Imaginez, un instant, que les dieux existent. Les dieux, oui, car il est ici question de la mythologie grecque et de son panthéon, avec Zeus, Hadès, Hera, Poséidon et tous les autres… Imaginez, ensuite, que ces dieux existent à notre époque, et qu’ils se livrent à des luttes éternelles pour s’accaparer ou conserver le pouvoir. Imaginez, enfin, que tout cet univers soit sur le point de s’effondrer. Bienvenue dans Kaos.
Créée par Charlie Covell, cette série télé lancée sur Netflix à la fin d’août a plus d’un tour dans son sac.
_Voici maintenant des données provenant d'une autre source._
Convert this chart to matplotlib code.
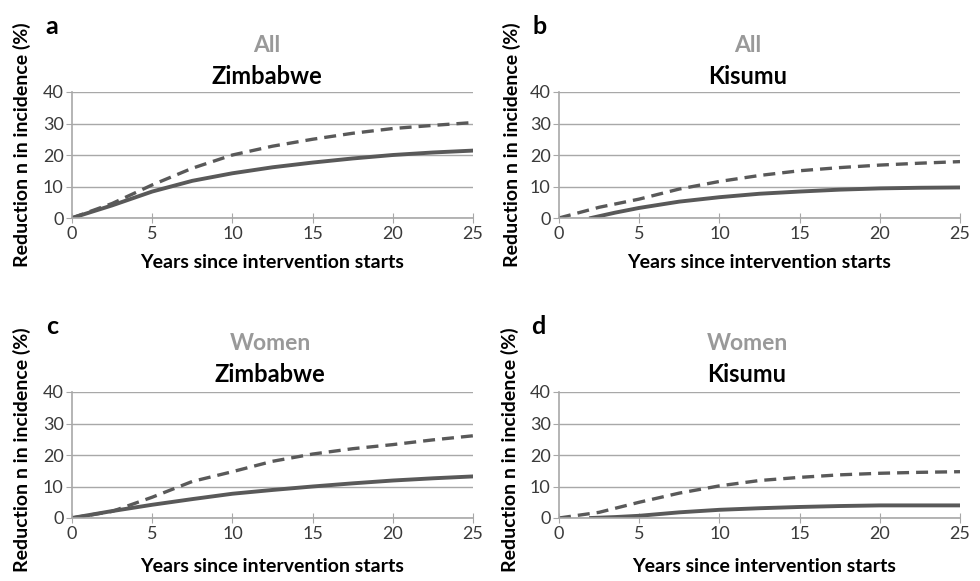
import matplotlib.pyplot as plt
import numpy as np

plt.rcParams["font.family"] = ["Lato", "DejaVu Sans"]

# years on the x axis
years = [0, 2.5, 5, 7.5, 10, 12.5, 15, 17.5, 20, 22.5, 25]

# a: All, Zimbabwe
zim_all_solid = [0, 4.0, 8.4, 11.8, 14.2, 16.1, 17.6, 18.9, 20.0, 20.8, 21.4]
zim_all_dash = [0, 4.6, 10.5, 15.8, 20.0, 22.8, 25.0, 26.9, 28.4, 29.4, 30.3]
# b: All, Kisumu (solid starts at year 2)
kis_all_years = [2, 3.5, 5, 7.5, 10, 12.5, 15, 17.5, 20, 22.5, 25]
kis_all_solid = [0, 1.7, 3.2, 5.2, 6.6, 7.7, 8.4, 9.0, 9.4, 9.6, 9.7]
kis_all_dash = [0, 3.4, 6.0, 9.2, 11.6, 13.5, 15.0, 16.0, 16.8, 17.4, 17.9]
# c: Women, Zimbabwe
zim_wom_solid = [0, 2.2, 4.2, 6.0, 7.7, 8.9, 10.0, 11.0, 11.9, 12.6, 13.2]
zim_wom_dash = [0, 2.1, 6.6, 11.6, 14.7, 18.0, 20.3, 22.0, 23.3, 24.8, 26.1]
# d: Women, Kisumu (solid starts at year 2)
kis_wom_years = [2, 3.5, 5, 7.5, 10, 12.5, 15, 17.5, 20, 22.5, 25]
kis_wom_solid = [0, 0.3, 0.7, 1.8, 2.6, 3.1, 3.5, 3.8, 4.0, 4.0, 4.0]
kis_wom_dash = [0, 1.8, 5.0, 7.9, 10.2, 11.9, 12.9, 13.7, 14.2, 14.5, 14.7]

panels = [
    ("a", "All", "Zimbabwe", years, zim_all_solid, zim_all_dash),
    ("b", "All", "Kisumu", kis_all_years, kis_all_solid, kis_all_dash),
    ("c", "Women", "Zimbabwe", years, zim_wom_solid, zim_wom_dash),
    ("d", "Women", "Kisumu", kis_wom_years, kis_wom_solid, kis_wom_dash),
]

W, H = 980, 581
fig = plt.figure(figsize=(W / 100, H / 100), dpi=100)

# pixel layout of each panel: axes box + text centres
layout = [
    dict(l=72, r=473, t=92, b=218, letter=(52, 27), grp=(267, 45), site=(267, 77), xl=(272, 263), yl=(22, 145)),
    dict(l=559, r=960, t=92, b=218, letter=(540, 26), grp=(748, 45), site=(748, 77), xl=(759, 263), yl=(512, 145)),
    dict(l=72, r=473, t=392, b=518, letter=(52, 326), grp=(270, 343), site=(270, 375), xl=(272, 566), yl=(22, 450)),
    dict(l=559, r=960, t=392, b=518, letter=(538, 326), grp=(747, 343), site=(747, 375), xl=(764, 566), yl=(510, 450)),
]

line_col = "#595959"
grid_col = "#a8a8a8"


def fx(px):
    return px / W


def fy(py):
    return 1 - py / H


for (letter, grp, site, xs, solid, dash), L in zip(panels, layout):
    ax = fig.add_axes([fx(L["l"]), fy(L["b"]), fx(L["r"] - L["l"]), (L["b"] - L["t"]) / H])
    ax.plot(xs, solid, color=line_col, lw=2.8)
    ax.plot(years, dash, color=line_col, lw=2.4, dashes=(3.6, 2.1))
    ax.set_xlim(0, 25)
    ax.set_ylim(0, 40)
    ax.set_xticks([0, 5, 10, 15, 20, 25])
    ax.set_yticks([0, 10, 20, 30, 40])
    ax.grid(axis="y", color=grid_col, lw=1)
    ax.set_axisbelow(True)
    for s in ["top", "right"]:
        ax.spines[s].set_visible(False)
    for s in ["left", "bottom"]:
        ax.spines[s].set_color(grid_col)
        ax.spines[s].set_linewidth(1.2)
    ax.tick_params(axis="x", direction="inout", length=7, color=grid_col, labelsize=13,
                   labelcolor="#3a3a3a", pad=2)
    ax.tick_params(axis="y", direction="out", length=4, color=grid_col, labelsize=13,
                   labelcolor="#3a3a3a", pad=2)

    fig.text(fx(L["letter"][0]), fy(L["letter"][1]), letter, fontsize=18, fontweight="bold",
             ha="center", va="center")
    fig.text(fx(L["grp"][0]), fy(L["grp"][1]), grp, fontsize=16.5, fontweight="bold",
             color="#999999", ha="center", va="center")
    fig.text(fx(L["site"][0]), fy(L["site"][1]), site, fontsize=17, fontweight="bold",
             ha="center", va="center")
    fig.text(fx(L["xl"][0]), fy(L["xl"][1]), "Years since intervention starts", fontsize=14,
             fontweight="bold", ha="center", va="center")
    fig.text(fx(L["yl"][0]), fy(L["yl"][1]), "Reduction n in incidence (%)", fontsize=14,
             fontweight="bold", rotation=90, ha="center", va="center")

fig.savefig("out.png", dpi=100)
Non seulement parce qu’il s’agit d’une comédie noire, mais aussi parce que bon nombre d’acteurs connus y interprètent des rôles plus ou moins importants. On y retrouve ainsi Billie Piper en Cassandre, Suzy Eddie Izzard jouant l’une des prêtresses du destin, Cliff Curtis en Poséidon débonnaire, Janet McTeer en Héra calculatrice… et l’incontournable Jeff Goldblum en Zeus aussi beauf que cruel et destructeurs.
Certes, Goldblum joue encore et toujours Goldblum, mais il est franchement rafraîchissant de le voir tout de même adopter certains traits de personnalité qui semblent carrément jurer avec le personnage. De quelque peu dépassé et rigolo, au début de la série, il deviendra terrifiant, manipulateur et tyrannique à mesure que l’on progressera à travers les huit épisodes offerts. Et comme s’il fallait encore plus contraster l’apparence anodine de ce Zeus de banlieue avec le pouvoir démesuré du roi de l’Olympe, Goldblum portera bien souvent des survêtements de velours ou des vêtements équivalents. On est bien loin de la toge, de la grande chevelure bouclée et de l’éclair tenu à la main!
Et à travers toute cette galerie de dieux, oracles et autres personnages mythiques et mystiques, on trouve trois humains qui contribueront à faire chanceler cet édifice religieux maintenu en place depuis des millénaires. On évitera bien entendu les divulgâcheurs, mais il suffit de savoir que cela impliquera un long passage par les limbes. Ou s’agit-il des enfers? Quoi qu’il en soit, on saluera plusieurs décisions techniques, y compris, justement, l’idée de faire passer en noir et blanc ces images tournées au royaume des morts.
On appréciera aussi les versions contemporaines de plusieurs mythes, comme celui de Prométhée, toujours condamné à se faire dévorer le foie par un aigle, mais qui peut aussi être instantanément transporté dans l’Olympe, afin de tailler le bout de gras avec Zeus… avant d’être renvoyé à son supplice. Ou encore cette idée que les limbes ont des airs d’aboutissement d’une bureaucratie ultime, où tout est gris, sans goût, et où il faut absolument accomplir la même tâche pendant un temps quasi infini, dans de vastes bâtiments austères?
Bien sûr, on déforme un peu la « réalité » historique. Pas de mots sur d’autres dieux, par exemple, ou sur les grandes religions monothéistes. Et il ne fait aucun doute que plusieurs personnages du panthéon antique ont été modifiés, quand ils n’ont carrément pas été effacés du portrait, afin de simplifier les choses.
Bien tournée, assez bien jouée, et proposant surtout quelque chose de savoureusement différent, Kaos est une heureuse preuve que l’originalité existe encore au petit écran. Aura-t-on droit à une deuxième saison? Est-il seulement nécessaire d’offrir une suite? Quoi qu’il en soit, l’oeuvre est particulièrement divertissante. À voir.